Using ridits to assign scores to categories of ordinal scales

By , June 10, 2010 10:40 am

When dealing with ordinal data, many methods require you to assign a number or score to each level of a variable. For instance, if you ask people about their political orientation and whether it is very conservative, somewhat conservative, moderate, somewhat liberal or very liberal, you might assign these scores of 1, 2, 3, 4 and 5, respectively. But that is somewhat arbitrary.

One alternative was suggested by Bross (1958) and brought to my attention in reading Alan Agresti’s excellent book: Analysis of Ordinal Categorical Data . It is the average cumulative proportion, known as a ridit, and is given by
 a_j = \sigma_{k=1}^{j-1} p_k  + \frac{1}{2}p_j

where  p_j is the proportion in the jth category

Perhaps the best use of ridits is in analyzing tables with an arbitrary number of rows and columns. You can then calculate the mean ridit per row

 \bar{A_j} = \sigma_{j=1}^{c}a_jp_{j|i}

Then, for any two rows, A and B, the value
 \hat{\alpha} = (\bar{A_1} - \bar{A_2} + 0.50
`estimates the probability of a better response with treatment A than treatment B’ (Agresti, p. 17)

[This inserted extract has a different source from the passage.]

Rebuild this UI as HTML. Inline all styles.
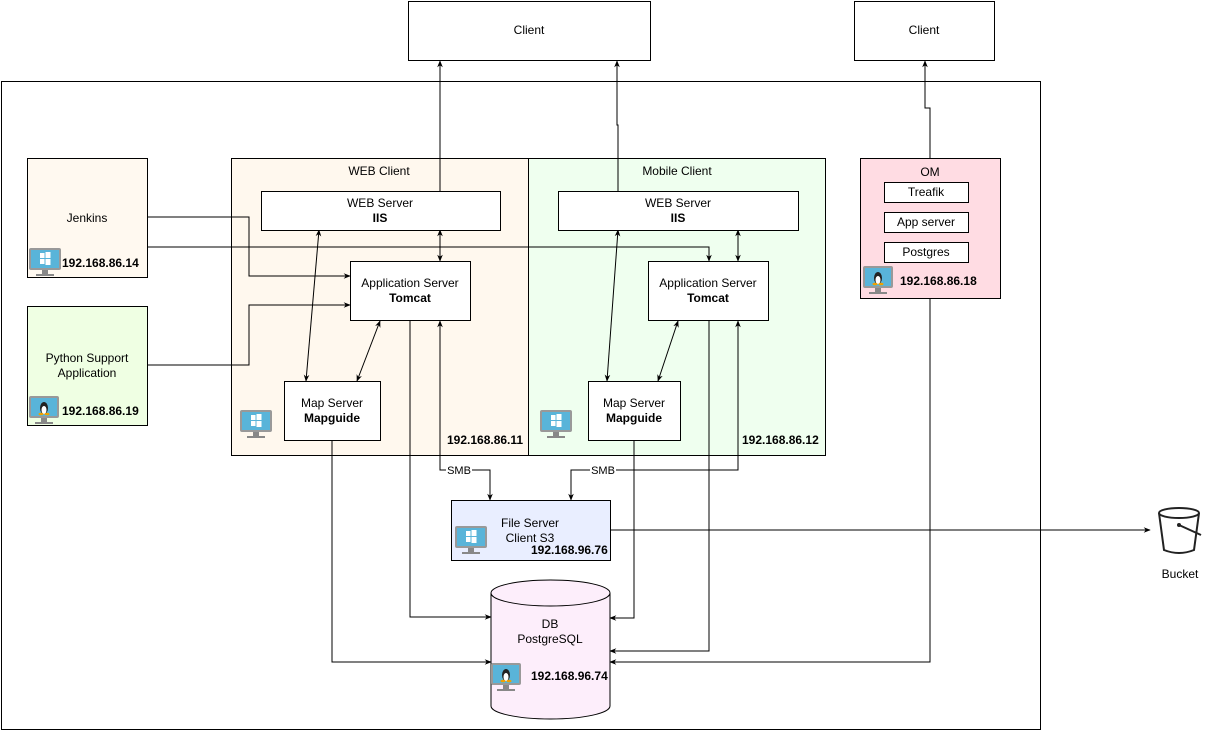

In SAS(R) you can do ridit analysis in PROC FREQ, by using the scores = ridit option on the table statement.

4 Responses to “Using ridits to assign scores to categories of ordinal scales”

  1. Rick Wicklin says:

    Agresti is giving a one-day short course on the Analysis of Ordinal Categorical Data next week at JSM 2010 in Vancouver:
    http://www.amstat.org/meetings/jsm/2010/index.cfm?fuseaction=courses
    I’ll be there!

  2. Peter Flom says:

    I won’t be at JSM, but Agresti is a great author, he’s probably a great speaker too.

  3. Avi says:

    Can you run ridit analysis by spss? If yes, how?
    Thanks a lot
    Avi fro Israel

  4. Peter Flom says:

    I don’t know SPSS at all, but you probably can do it somehow.